Bei den weiteren Vorträgen des Vormittags wurde dann tatsächlich klarer, wie konkrete Anwendungsbereiche der zu entwickelten „Space Resources“-Technologien aussehen könnten. So verwies Fayot auf die kürzlich vereinbarte Beteiligung Luxemburgs an dem Artemis-Projekt, das unter Federführung der NASA bis 2024 wieder Menschen, darunter zum ersten Mal eine Frau, zum Mond bringen will. Diesmal gehe es aber nicht mehr nur darum, Proben zu sammeln und zur Erde zurückzubringen, vielmehr soll eine permanente Präsenz des Menschen auf dem Erdtrabanten ermöglicht werden, betonten gleich mehrere Sprecher. Dazu sei es unerlässlich, dass Technologien entwickelt werden, um die dort vorhandenen Ressourcen zu nutzen, betont Bernhard Hufenbach von der ESA. „Nur so können zum Beispiel Transportkosten eingespart werden, die aktuell 50 Prozent der Ausgaben des Betriebs der Internationalen Raumstation ISS ausmachen. Wenn man eine Infrastruktur auf dem Mond betreiben würde, wären es sogar 70, 80 oder 90 Prozent der Kosten“, sagt Hufenbach. Daher sei es wichtig, Wege zu finden, um Baumaterialien, Sauerstoff, Wasser und vielleicht sogar Treibstoff aus den auf den Mond vorhandenen Rohstoffen zu gewinnen. Dazu könne die Arbeit des ESRIC einen entscheidenden Beitrag leisten.

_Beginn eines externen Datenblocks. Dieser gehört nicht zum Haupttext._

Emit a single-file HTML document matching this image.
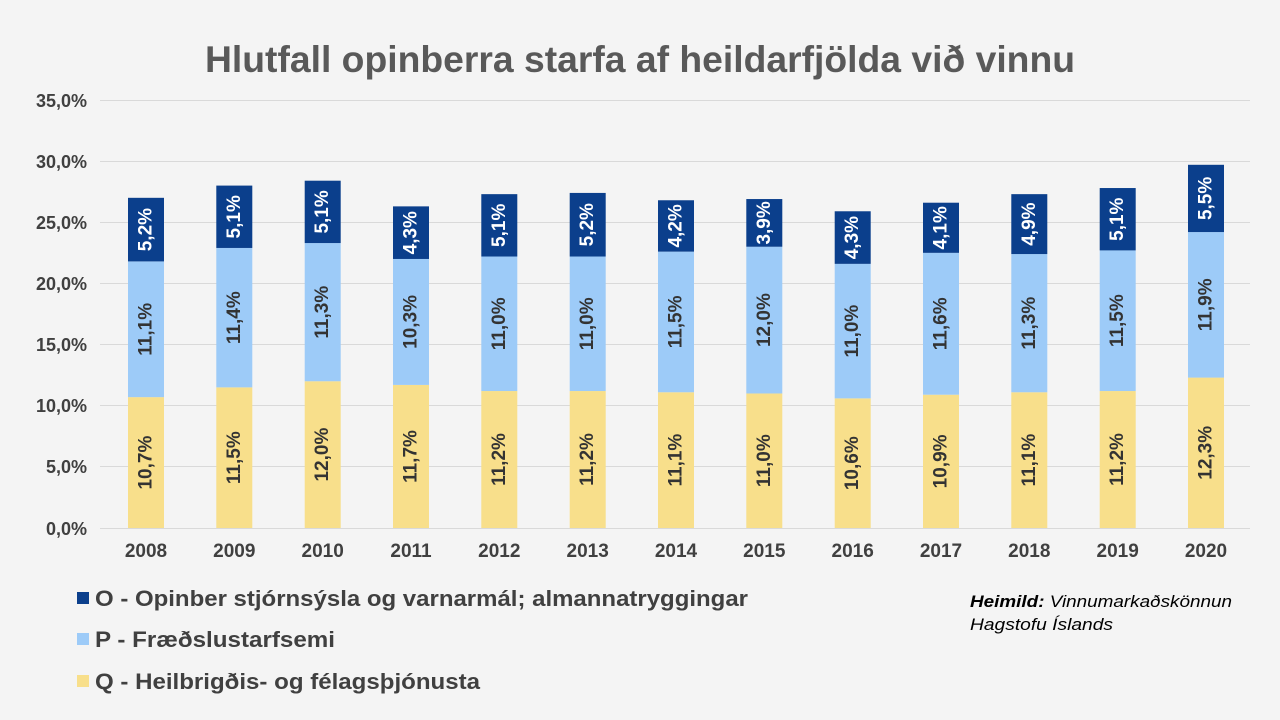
<!DOCTYPE html>
<html><head><meta charset="utf-8"><style>
html,body{margin:0;padding:0;background:#f4f4f4;}
svg{display:block;font-family:"Liberation Sans",Arial,sans-serif;}
</style></head><body>
<svg width="1280" height="720" viewBox="0 0 1280 720">
<rect width="1280" height="720" fill="#f4f4f4"/>
<text x="205" y="72" font-size="37" font-weight="bold" fill="#595959" textLength="870" lengthAdjust="spacingAndGlyphs">Hlutfall opinberra starfa af heildarfjölda við vinnu</text>
<g stroke="#d9d9d9" stroke-width="1">
<line x1="100" x2="1250" y1="100.5" y2="100.5"/><line x1="100" x2="1250" y1="161.5" y2="161.5"/>
<line x1="100" x2="1250" y1="222.5" y2="222.5"/><line x1="100" x2="1250" y1="283.5" y2="283.5"/>
<line x1="100" x2="1250" y1="344.5" y2="344.5"/><line x1="100" x2="1250" y1="405.5" y2="405.5"/>
<line x1="100" x2="1250" y1="466.5" y2="466.5"/><line x1="100" x2="1250" y1="528.5" y2="528.5"/>
</g>
<g font-size="18" font-weight="bold" fill="#404040" text-anchor="end">
<text x="87" y="107">35,0%</text><text x="87" y="168">30,0%</text><text x="87" y="229">25,0%</text>
<text x="87" y="290">20,0%</text><text x="87" y="351">15,0%</text><text x="87" y="412">10,0%</text>
<text x="87" y="473">5,0%</text><text x="87" y="535">0,0%</text>
</g>
<g transform="matrix(1,0,0,-12.229,0,528)">
<g fill="#f8df8b">
<rect x="128" y="0" width="36" height="10.7"/><rect x="216.3" y="0" width="36" height="11.5"/>
<rect x="304.7" y="0" width="36" height="12.0"/><rect x="393" y="0" width="36" height="11.7"/>
<rect x="481.3" y="0" width="36" height="11.2"/><rect x="569.7" y="0" width="36" height="11.2"/>
<rect x="658" y="0" width="36" height="11.1"/><rect x="746.3" y="0" width="36" height="11.0"/>
<rect x="834.7" y="0" width="36" height="10.6"/><rect x="923" y="0" width="36" height="10.9"/>
<rect x="1011.3" y="0" width="36" height="11.1"/><rect x="1099.7" y="0" width="36" height="11.2"/>
<rect x="1188" y="0" width="36" height="12.3"/>
</g>
<g fill="#9dcbf8">
<rect x="128" y="10.7" width="36" height="11.1"/><rect x="216.3" y="11.5" width="36" height="11.4"/>
<rect x="304.7" y="12.0" width="36" height="11.3"/><rect x="393" y="11.7" width="36" height="10.3"/>
<rect x="481.3" y="11.2" width="36" height="11.0"/><rect x="569.7" y="11.2" width="36" height="11.0"/>
<rect x="658" y="11.1" width="36" height="11.5"/><rect x="746.3" y="11.0" width="36" height="12.0"/>
<rect x="834.7" y="10.6" width="36" height="11.0"/><rect x="923" y="10.9" width="36" height="11.6"/>
<rect x="1011.3" y="11.1" width="36" height="11.3"/><rect x="1099.7" y="11.2" width="36" height="11.5"/>
<rect x="1188" y="12.3" width="36" height="11.9"/>
</g>
<g fill="#0b3f8c">
<rect x="128" y="21.8" width="36" height="5.2"/><rect x="216.3" y="22.9" width="36" height="5.1"/>
<rect x="304.7" y="23.3" width="36" height="5.1"/><rect x="393" y="22.0" width="36" height="4.3"/>
<rect x="481.3" y="22.2" width="36" height="5.1"/><rect x="569.7" y="22.2" width="36" height="5.2"/>
<rect x="658" y="22.6" width="36" height="4.2"/><rect x="746.3" y="23.0" width="36" height="3.9"/>
<rect x="834.7" y="21.6" width="36" height="4.3"/><rect x="923" y="22.5" width="36" height="4.1"/>
<rect x="1011.3" y="22.4" width="36" height="4.9"/><rect x="1099.7" y="22.7" width="36" height="5.1"/>
<rect x="1188" y="24.2" width="36" height="5.5"/>
</g>
</g>
<g font-size="19" font-weight="bold" text-anchor="middle" dominant-baseline="central" fill="#333">
<text transform="translate(146,462.6) rotate(-90)">10,7%</text>
<text transform="translate(234.3,457.7) rotate(-90)">11,5%</text>
<text transform="translate(322.7,454.6) rotate(-90)">12,0%</text>
<text transform="translate(411,456.5) rotate(-90)">11,7%</text>
<text transform="translate(499.3,459.5) rotate(-90)">11,2%</text>
<text transform="translate(587.7,459.5) rotate(-90)">11,2%</text>
<text transform="translate(676,460.1) rotate(-90)">11,1%</text>
<text transform="translate(764.3,460.7) rotate(-90)">11,0%</text>
<text transform="translate(852.7,463.2) rotate(-90)">10,6%</text>
<text transform="translate(941,461.4) rotate(-90)">10,9%</text>
<text transform="translate(1029.3,460.1) rotate(-90)">11,1%</text>
<text transform="translate(1117.7,459.5) rotate(-90)">11,2%</text>
<text transform="translate(1206,452.8) rotate(-90)">12,3%</text>
<text transform="translate(146,329.3) rotate(-90)">11,1%</text>
<text transform="translate(234.3,317.7) rotate(-90)">11,4%</text>
<text transform="translate(322.7,312.2) rotate(-90)">11,3%</text>
<text transform="translate(411,321.9) rotate(-90)">10,3%</text>
<text transform="translate(499.3,323.8) rotate(-90)">11,0%</text>
<text transform="translate(587.7,323.8) rotate(-90)">11,0%</text>
<text transform="translate(676,321.9) rotate(-90)">11,5%</text>
<text transform="translate(764.3,320.1) rotate(-90)">12,0%</text>
<text transform="translate(852.7,331.1) rotate(-90)">11,0%</text>
<text transform="translate(941,323.8) rotate(-90)">11,6%</text>
<text transform="translate(1029.3,323.2) rotate(-90)">11,3%</text>
<text transform="translate(1117.7,320.7) rotate(-90)">11,5%</text>
<text transform="translate(1206,304.8) rotate(-90)">11,9%</text>
</g>
<g font-size="19" font-weight="bold" text-anchor="middle" dominant-baseline="central" fill="#ffffff">
<text transform="translate(146,229.6) rotate(-90)">5,2%</text>
<text transform="translate(234.3,216.8) rotate(-90)">5,1%</text>
<text transform="translate(322.7,211.9) rotate(-90)">5,1%</text>
<text transform="translate(411,232.7) rotate(-90)">4,3%</text>
<text transform="translate(499.3,225.3) rotate(-90)">5,1%</text>
<text transform="translate(587.7,224.7) rotate(-90)">5,2%</text>
<text transform="translate(676,225.9) rotate(-90)">4,2%</text>
<text transform="translate(764.3,222.9) rotate(-90)">3,9%</text>
<text transform="translate(852.7,237.6) rotate(-90)">4,3%</text>
<text transform="translate(941,227.8) rotate(-90)">4,1%</text>
<text transform="translate(1029.3,224.1) rotate(-90)">4,9%</text>
<text transform="translate(1117.7,219.2) rotate(-90)">5,1%</text>
<text transform="translate(1206,198.4) rotate(-90)">5,5%</text>
</g>
<g font-size="19" font-weight="bold" fill="#404040" text-anchor="middle">
<text x="146" y="557">2008</text><text x="234.3" y="557">2009</text><text x="322.7" y="557">2010</text>
<text x="411" y="557">2011</text><text x="499.3" y="557">2012</text><text x="587.7" y="557">2013</text>
<text x="676" y="557">2014</text><text x="764.3" y="557">2015</text><text x="852.7" y="557">2016</text>
<text x="941" y="557">2017</text><text x="1029.3" y="557">2018</text><text x="1117.7" y="557">2019</text>
<text x="1206" y="557">2020</text>
</g>
<rect x="77" y="592" width="12" height="12" fill="#0b3f8c"/>
<rect x="77" y="633" width="12" height="12" fill="#9dcbf8"/>
<rect x="77" y="675" width="12" height="12" fill="#f8df8b"/>
<g font-size="22" font-weight="bold" fill="#404040">
<text x="95" y="606" textLength="653" lengthAdjust="spacingAndGlyphs">O - Opinber stjórnsýsla og varnarmál; almannatryggingar</text>
<text x="95" y="647" textLength="240" lengthAdjust="spacingAndGlyphs">P - Fræðslustarfsemi</text>
<text x="95" y="689" textLength="385" lengthAdjust="spacingAndGlyphs">Q - Heilbrigðis- og félagsþjónusta</text>
</g>
<g font-size="17" font-style="italic" fill="#000">
<text x="970" y="607" textLength="262" lengthAdjust="spacingAndGlyphs"><tspan font-weight="bold">Heimild:</tspan> Vinnumarkaðskönnun</text>
<text x="970" y="630" textLength="143" lengthAdjust="spacingAndGlyphs">Hagstofu Íslands</text>
</g>
</svg>
</body></html>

Der Start des „Space Resources“-Innovationszentrums

Mathias Link, Sie werden ab sofort das European Space Resources Innovation Centre (ESRIC) leiten.

Warum wird zunächst ein Interimsdirektor ernannt?

Die Idee ist, dass wir sehr schnell vorankommen und die Arbeit aufnehmen können. Dann ist es gut, dass wir mit den Leuten starten, die schon da sind bei der LSA, der ESA und beim LIST und wir nicht sofort ein komplett neues Team aufbauen müssen. Ich habe das Projekt bei der LSA ja von Anfang an begleitet. Die Idee ist aber, auch parallel einen neuen Direktor zu suchen – spätestens für in zwei Jahren, idealerweise schon früher.

Was sind jetzt die ersten Schritte beim Aufbau des ESRIC?

Wir haben heute den wichtigen Vertrag unterschrieben, zwischen LSA, LIST und ESA. Und damit können wir jetzt wirklich loslegen. Natürlich müssen wir zunächst das Space Agency Team aufbauen. Das heißt, wir werden in den nächsten beiden Wochen wahrscheinlich um die zehn Positionen ausschreiben, sowohl für Forscher, aber auch Partnership-Officer und Inkubator-Manager.

Ihr Budget beläuft sich auf 20 Millionen Euro über drei Jahre. Wie wird das in erster Linie verwendet?

Zunächst vor allem für das Personal. Wir rechnen damit, dass wir innerhalb von drei Jahren zwischen 30 und 40 Mitarbeiter einstellen werden. Hinzu kommen die Investitionen in die Laborausstattung.

Warum dieser enge Fokus des Forschungszentrum auf ein so spezielles Feld wie Space Resources?

Wir wollten eine Konzentration auf das Thema, weil es bisher noch nicht genügend adressiert wird. Auf jeden Fall nicht in Europa und auch weltweit nicht. Hier kann Luxemburg eine Vorreiterrolle spielen. Das heißt natürlich auf keinen Fall, dass die anderen Aktivitäten der Weltallindustrie in Luxemburg vernachlässigt werden. Im Gegenteil hat die LSA weitere Prioritäten wie Satellitenkommunikation, die wir natürlich beibehalten.